### SHORT TASK
Repeat the full listing below verbatim and keep the images out.

### RECORDS SHOWN
┄┄┄┄┄┄
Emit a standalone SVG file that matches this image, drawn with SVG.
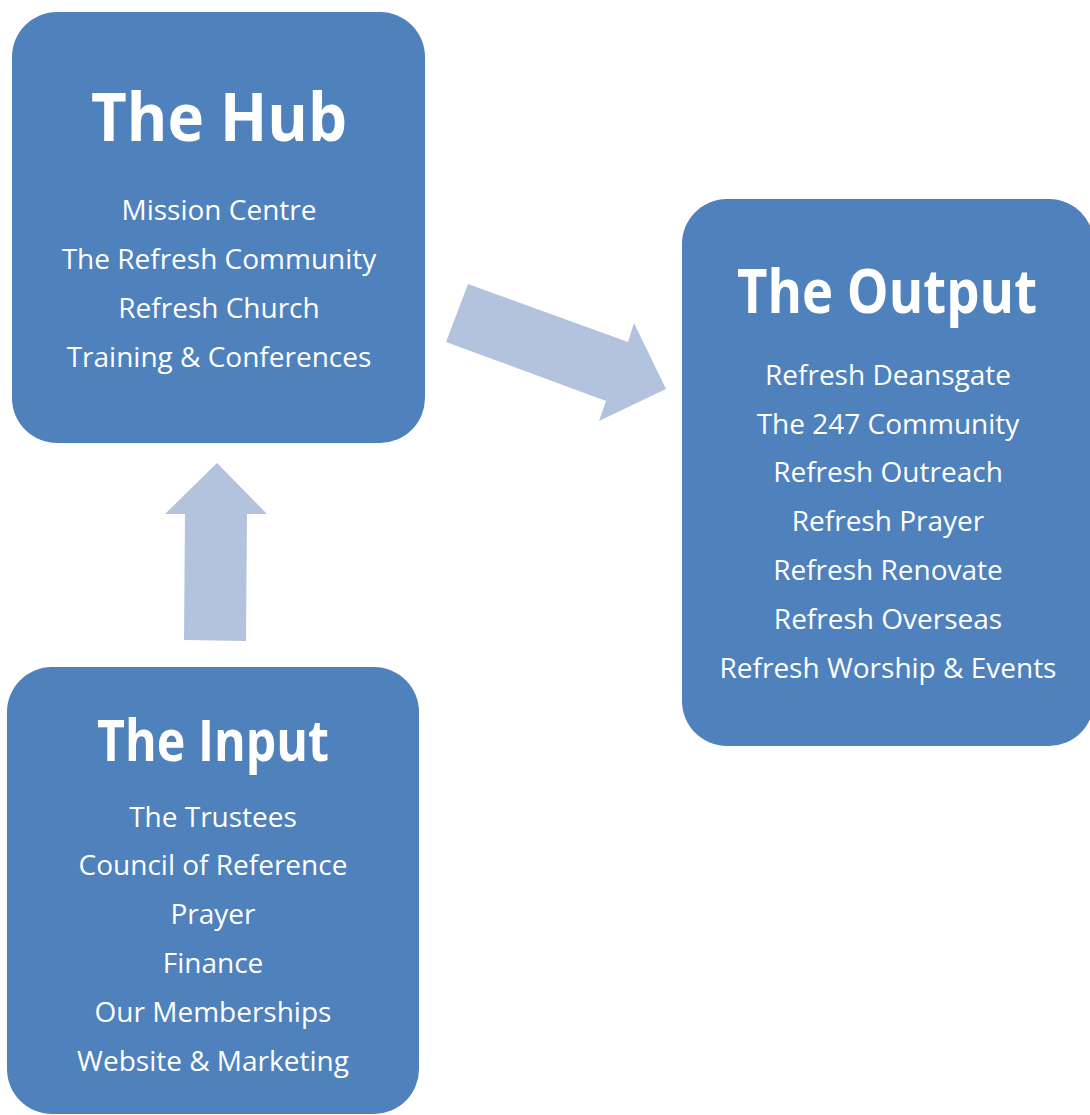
<svg xmlns="http://www.w3.org/2000/svg" width="1090" height="1115" viewBox="0 0 1090 1115">
<style>
.box{fill:#4F81BD}
.arrow{fill:#B3C3DE}
.title{font-family:"Open Sans","Noto Sans",sans-serif;font-weight:bold;fill:#fff;text-anchor:middle}
.item{font-family:"Open Sans","Noto Sans",sans-serif;font-size:28px;fill:#fff;text-anchor:middle}
</style>
<rect width="1090" height="1115" fill="#fff"/>
<g id="connectors">
<polygon class="arrow" points="217,463 267,514 247,514 246,641 184,640 185,514 165,514"/>
<polygon class="arrow" points="468,284 628,342 634,323 666,389 599,421 606,401 446,342"/>
</g>
<g id="hub">
<rect class="box" x="12" y="12" width="413" height="431" rx="45" ry="45"/>
<text class="title" x="219" y="141" font-size="66" textLength="256" lengthAdjust="spacingAndGlyphs">The Hub</text>
<text class="item" x="219" y="220">Mission Centre</text>
<text class="item" x="219" y="269">The Refresh Community</text>
<text class="item" x="219" y="318">Refresh Church</text>
<text class="item" x="219" y="367">Training &amp; Conferences</text>
</g>
<g id="output">
<rect class="box" x="682" y="199" width="412" height="547" rx="45" ry="45"/>
<text class="title" x="887" y="313" font-size="60" textLength="300" lengthAdjust="spacingAndGlyphs">The Output</text>
<text class="item" x="888" y="385">Refresh Deansgate</text>
<text class="item" x="888" y="434">The 247 Community</text>
<text class="item" x="888" y="482">Refresh Outreach</text>
<text class="item" x="888" y="531">Refresh Prayer</text>
<text class="item" x="888" y="580">Refresh Renovate</text>
<text class="item" x="888" y="629">Refresh Overseas</text>
<text class="item" x="888" y="678">Refresh Worship &amp; Events</text>
</g>
<g id="input">
<rect class="box" x="7" y="667" width="412" height="447" rx="45" ry="45"/>
<text class="title" x="213" y="761" font-size="58" textLength="232" lengthAdjust="spacingAndGlyphs">The Input</text>
<text class="item" x="213" y="827">The Trustees</text>
<text class="item" x="213" y="875">Council of Reference</text>
<text class="item" x="213" y="924">Prayer</text>
<text class="item" x="213" y="973">Finance</text>
<text class="item" x="213" y="1022">Our Memberships</text>
<text class="item" x="213" y="1071">Website &amp; Marketing</text>
</g>
</svg>
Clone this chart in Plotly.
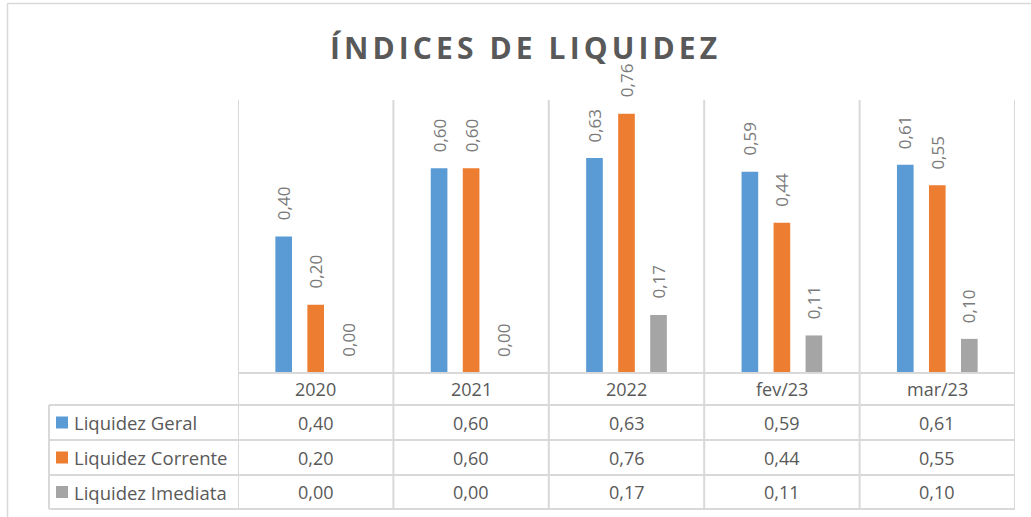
import plotly.graph_objects as go

categories = ["2020", "2021", "2022", "fev/23", "mar/23"]
series_names = ["Liquidez Geral", "Liquidez Corrente", "Liquidez Imediata"]
liquidez_geral = [0.40, 0.60, 0.63, 0.59, 0.61]
liquidez_corrente = [0.20, 0.60, 0.76, 0.44, 0.55]
liquidez_imediata = [0.00, 0.00, 0.17, 0.11, 0.10]
title_text = "ÍNDICES DE LIQUIDEZ"

series_values = [liquidez_geral, liquidez_corrente, liquidez_imediata]
colors = ["#5B9BD5", "#ED7D31", "#A5A5A5"]

W, H = 1031, 517
def py(px):  # pixel row -> paper y
    return 1 - px / H
def pxx(px):
    return px / W

PLOT_L, PLOT_R, PLOT_T, PLOT_B = 238, 1015, 100, 373
ROWS = [373, 405, 440, 475, 509]
TABLE_L = 49
GRID = "#D9D9D9"
TXT = "#595959"
FONT = "Open Sans"
BARGAP = 0.382
BARGROUPGAP = 0.48

def fmt(v):
    return f"{v:.2f}".replace(".", ",")

fig = go.Figure()
for name, vals, col in zip(series_names, series_values, colors):
    fig.add_trace(go.Bar(x=categories, y=vals, name=name, marker_color=col,
                         marker_line_width=0, showlegend=False, hoverinfo="skip"))

annotations = []
shapes = []

# data labels above bars
slot = (1 - BARGAP) / len(series_values)
for s, vals in enumerate(series_values):
    for i, v in enumerate(vals):
        annotations.append(dict(
            x=i + (s - 1) * slot, y=v, xref="x", yref="y", text=fmt(v),
            textangle=-90, showarrow=False, yanchor="bottom", xanchor="center",
            yshift=14, font=dict(family=FONT, size=17, color="#7A7A7A")))

# title
annotations.append(dict(
    x=pxx(525), y=py(47), xref="paper", yref="paper", showarrow=False,
    text=f'<span style="letter-spacing:4.1px">{title_text}</span>',
    xanchor="center", yanchor="middle",
    font=dict(family=FONT, size=30, color=TXT, weight=700)))

# category row
for i, c in enumerate(categories):
    annotations.append(dict(x=i, y=py((ROWS[0] + ROWS[1]) / 2), xref="x", yref="paper",
                            text=c, showarrow=False, xanchor="center", yanchor="middle",
                            font=dict(family=FONT, size=18, color=TXT)))

# table rows
for r, (name, vals, col) in enumerate(zip(series_names, series_values, colors)):
    yc = py((ROWS[r + 1] + ROWS[r + 2]) / 2)
    for i, v in enumerate(vals):
        annotations.append(dict(x=i, y=yc, xref="x", yref="paper", text=fmt(v),
                                showarrow=False, xanchor="center", yanchor="middle",
                                font=dict(family=FONT, size=18, color=TXT)))
    annotations.append(dict(x=pxx(72), y=yc, xref="paper", yref="paper", text=name,
                            showarrow=False, xanchor="left", yanchor="middle",
                            font=dict(family=FONT, size=18.5, color=TXT)))
    shapes.append(dict(type="rect", xref="paper", yref="paper",
                       x0=pxx(56), x1=pxx(68), y0=yc - 6 / H, y1=yc + 6 / H,
                       fillcolor=col, line_width=0))

# vertical grid / table lines at category boundaries
for k in range(len(categories) + 1):
    shapes.append(dict(type="line", xref="x", yref="paper", x0=k - 0.5, x1=k - 0.5,
                       y0=py(ROWS[-1]), y1=py(PLOT_T), line=dict(color=GRID, width=2)))
# horizontal table lines
shapes.append(dict(type="line", xref="paper", yref="paper", x0=pxx(PLOT_L), x1=pxx(PLOT_R),
                   y0=py(ROWS[0]), y1=py(ROWS[0]), line=dict(color=GRID, width=2)))
for yy in ROWS[1:]:
    shapes.append(dict(type="line", xref="paper", yref="paper", x0=pxx(TABLE_L), x1=pxx(PLOT_R),
                       y0=py(yy), y1=py(yy), line=dict(color=GRID, width=2)))
shapes.append(dict(type="line", xref="paper", yref="paper", x0=pxx(TABLE_L), x1=pxx(TABLE_L),
                   y0=py(ROWS[-1]), y1=py(ROWS[1]), line=dict(color=GRID, width=2)))
# chart frame (left and top visible)
shapes.append(dict(type="line", xref="paper", yref="paper", x0=pxx(7.5), x1=pxx(7.5),
                   y0=0, y1=py(3.5), line=dict(color=GRID, width=1.5)))
shapes.append(dict(type="line", xref="paper", yref="paper", x0=pxx(7.5), x1=1,
                   y0=py(3.5), y1=py(3.5), line=dict(color=GRID, width=1.5)))

fig.update_layout(
    width=W, height=H, autosize=False,
    margin=dict(l=0, r=0, t=0, b=0),
    paper_bgcolor="white", plot_bgcolor="white",
    barmode="group", bargap=BARGAP, bargroupgap=BARGROUPGAP,
    xaxis=dict(domain=[pxx(PLOT_L), pxx(PLOT_R)], range=[-0.5, len(categories) - 0.5],
               showticklabels=False, showgrid=False, zeroline=False, showline=False,
               ticks="", fixedrange=True),
    yaxis=dict(domain=[py(PLOT_B), py(PLOT_T)], range=[0, 0.8], visible=False,
               showgrid=False, zeroline=False, fixedrange=True),
    annotations=annotations, shapes=shapes,
)

fig.write_html("out.html", config={"displayModeBar": False},
               post_script="document.body.style.margin='0';document.body.style.overflow='hidden';")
┄┄┄┄┄┄
### RESPONSE TO THE EXERCISE
Emit a standalone SVG file that matches this image, drawn with SVG.
<svg xmlns="http://www.w3.org/2000/svg" width="1090" height="1115" viewBox="0 0 1090 1115">
<style>
.box{fill:#4F81BD}
.arrow{fill:#B3C3DE}
.title{font-family:"Open Sans","Noto Sans",sans-serif;font-weight:bold;fill:#fff;text-anchor:middle}
.item{font-family:"Open Sans","Noto Sans",sans-serif;font-size:28px;fill:#fff;text-anchor:middle}
</style>
<rect width="1090" height="1115" fill="#fff"/>
<g id="connectors">
<polygon class="arrow" points="217,463 267,514 247,514 246,641 184,640 185,514 165,514"/>
<polygon class="arrow" points="468,284 628,342 634,323 666,389 599,421 606,401 446,342"/>
</g>
<g id="hub">
<rect class="box" x="12" y="12" width="413" height="431" rx="45" ry="45"/>
<text class="title" x="219" y="141" font-size="66" textLength="256" lengthAdjust="spacingAndGlyphs">The Hub</text>
<text class="item" x="219" y="220">Mission Centre</text>
<text class="item" x="219" y="269">The Refresh Community</text>
<text class="item" x="219" y="318">Refresh Church</text>
<text class="item" x="219" y="367">Training &amp; Conferences</text>
</g>
<g id="output">
<rect class="box" x="682" y="199" width="412" height="547" rx="45" ry="45"/>
<text class="title" x="887" y="313" font-size="60" textLength="300" lengthAdjust="spacingAndGlyphs">The Output</text>
<text class="item" x="888" y="385">Refresh Deansgate</text>
<text class="item" x="888" y="434">The 247 Community</text>
<text class="item" x="888" y="482">Refresh Outreach</text>
<text class="item" x="888" y="531">Refresh Prayer</text>
<text class="item" x="888" y="580">Refresh Renovate</text>
<text class="item" x="888" y="629">Refresh Overseas</text>
<text class="item" x="888" y="678">Refresh Worship &amp; Events</text>
</g>
<g id="input">
<rect class="box" x="7" y="667" width="412" height="447" rx="45" ry="45"/>
<text class="title" x="213" y="761" font-size="58" textLength="232" lengthAdjust="spacingAndGlyphs">The Input</text>
<text class="item" x="213" y="827">The Trustees</text>
<text class="item" x="213" y="875">Council of Reference</text>
<text class="item" x="213" y="924">Prayer</text>
<text class="item" x="213" y="973">Finance</text>
<text class="item" x="213" y="1022">Our Memberships</text>
<text class="item" x="213" y="1071">Website &amp; Marketing</text>
</g>
</svg>
Clone this chart in Plotly.
import plotly.graph_objects as go

categories = ["2020", "2021", "2022", "fev/23", "mar/23"]
series_names = ["Liquidez Geral", "Liquidez Corrente", "Liquidez Imediata"]
liquidez_geral = [0.40, 0.60, 0.63, 0.59, 0.61]
liquidez_corrente = [0.20, 0.60, 0.76, 0.44, 0.55]
liquidez_imediata = [0.00, 0.00, 0.17, 0.11, 0.10]
title_text = "ÍNDICES DE LIQUIDEZ"

series_values = [liquidez_geral, liquidez_corrente, liquidez_imediata]
colors = ["#5B9BD5", "#ED7D31", "#A5A5A5"]

W, H = 1031, 517
def py(px):  # pixel row -> paper y
    return 1 - px / H
def pxx(px):
    return px / W

PLOT_L, PLOT_R, PLOT_T, PLOT_B = 238, 1015, 100, 373
ROWS = [373, 405, 440, 475, 509]
TABLE_L = 49
GRID = "#D9D9D9"
TXT = "#595959"
FONT = "Open Sans"
BARGAP = 0.382
BARGROUPGAP = 0.48

def fmt(v):
    return f"{v:.2f}".replace(".", ",")

fig = go.Figure()
for name, vals, col in zip(series_names, series_values, colors):
    fig.add_trace(go.Bar(x=categories, y=vals, name=name, marker_color=col,
                         marker_line_width=0, showlegend=False, hoverinfo="skip"))

annotations = []
shapes = []

# data labels above bars
slot = (1 - BARGAP) / len(series_values)
for s, vals in enumerate(series_values):
    for i, v in enumerate(vals):
        annotations.append(dict(
            x=i + (s - 1) * slot, y=v, xref="x", yref="y", text=fmt(v),
            textangle=-90, showarrow=False, yanchor="bottom", xanchor="center",
            yshift=14, font=dict(family=FONT, size=17, color="#7A7A7A")))

# title
annotations.append(dict(
    x=pxx(525), y=py(47), xref="paper", yref="paper", showarrow=False,
    text=f'<span style="letter-spacing:4.1px">{title_text}</span>',
    xanchor="center", yanchor="middle",
    font=dict(family=FONT, size=30, color=TXT, weight=700)))

# category row
for i, c in enumerate(categories):
    annotations.append(dict(x=i, y=py((ROWS[0] + ROWS[1]) / 2), xref="x", yref="paper",
                            text=c, showarrow=False, xanchor="center", yanchor="middle",
                            font=dict(family=FONT, size=18, color=TXT)))

# table rows
for r, (name, vals, col) in enumerate(zip(series_names, series_values, colors)):
    yc = py((ROWS[r + 1] + ROWS[r + 2]) / 2)
    for i, v in enumerate(vals):
        annotations.append(dict(x=i, y=yc, xref="x", yref="paper", text=fmt(v),
                                showarrow=False, xanchor="center", yanchor="middle",
                                font=dict(family=FONT, size=18, color=TXT)))
    annotations.append(dict(x=pxx(72), y=yc, xref="paper", yref="paper", text=name,
                            showarrow=False, xanchor="left", yanchor="middle",
                            font=dict(family=FONT, size=18.5, color=TXT)))
    shapes.append(dict(type="rect", xref="paper", yref="paper",
                       x0=pxx(56), x1=pxx(68), y0=yc - 6 / H, y1=yc + 6 / H,
                       fillcolor=col, line_width=0))

# vertical grid / table lines at category boundaries
for k in range(len(categories) + 1):
    shapes.append(dict(type="line", xref="x", yref="paper", x0=k - 0.5, x1=k - 0.5,
                       y0=py(ROWS[-1]), y1=py(PLOT_T), line=dict(color=GRID, width=2)))
# horizontal table lines
shapes.append(dict(type="line", xref="paper", yref="paper", x0=pxx(PLOT_L), x1=pxx(PLOT_R),
                   y0=py(ROWS[0]), y1=py(ROWS[0]), line=dict(color=GRID, width=2)))
for yy in ROWS[1:]:
    shapes.append(dict(type="line", xref="paper", yref="paper", x0=pxx(TABLE_L), x1=pxx(PLOT_R),
                       y0=py(yy), y1=py(yy), line=dict(color=GRID, width=2)))
shapes.append(dict(type="line", xref="paper", yref="paper", x0=pxx(TABLE_L), x1=pxx(TABLE_L),
                   y0=py(ROWS[-1]), y1=py(ROWS[1]), line=dict(color=GRID, width=2)))
# chart frame (left and top visible)
shapes.append(dict(type="line", xref="paper", yref="paper", x0=pxx(7.5), x1=pxx(7.5),
                   y0=0, y1=py(3.5), line=dict(color=GRID, width=1.5)))
shapes.append(dict(type="line", xref="paper", yref="paper", x0=pxx(7.5), x1=1,
                   y0=py(3.5), y1=py(3.5), line=dict(color=GRID, width=1.5)))

fig.update_layout(
    width=W, height=H, autosize=False,
    margin=dict(l=0, r=0, t=0, b=0),
    paper_bgcolor="white", plot_bgcolor="white",
    barmode="group", bargap=BARGAP, bargroupgap=BARGROUPGAP,
    xaxis=dict(domain=[pxx(PLOT_L), pxx(PLOT_R)], range=[-0.5, len(categories) - 0.5],
               showticklabels=False, showgrid=False, zeroline=False, showline=False,
               ticks="", fixedrange=True),
    yaxis=dict(domain=[py(PLOT_B), py(PLOT_T)], range=[0, 0.8], visible=False,
               showgrid=False, zeroline=False, fixedrange=True),
    annotations=annotations, shapes=shapes,
)

fig.write_html("out.html", config={"displayModeBar": False},
               post_script="document.body.style.margin='0';document.body.style.overflow='hidden';")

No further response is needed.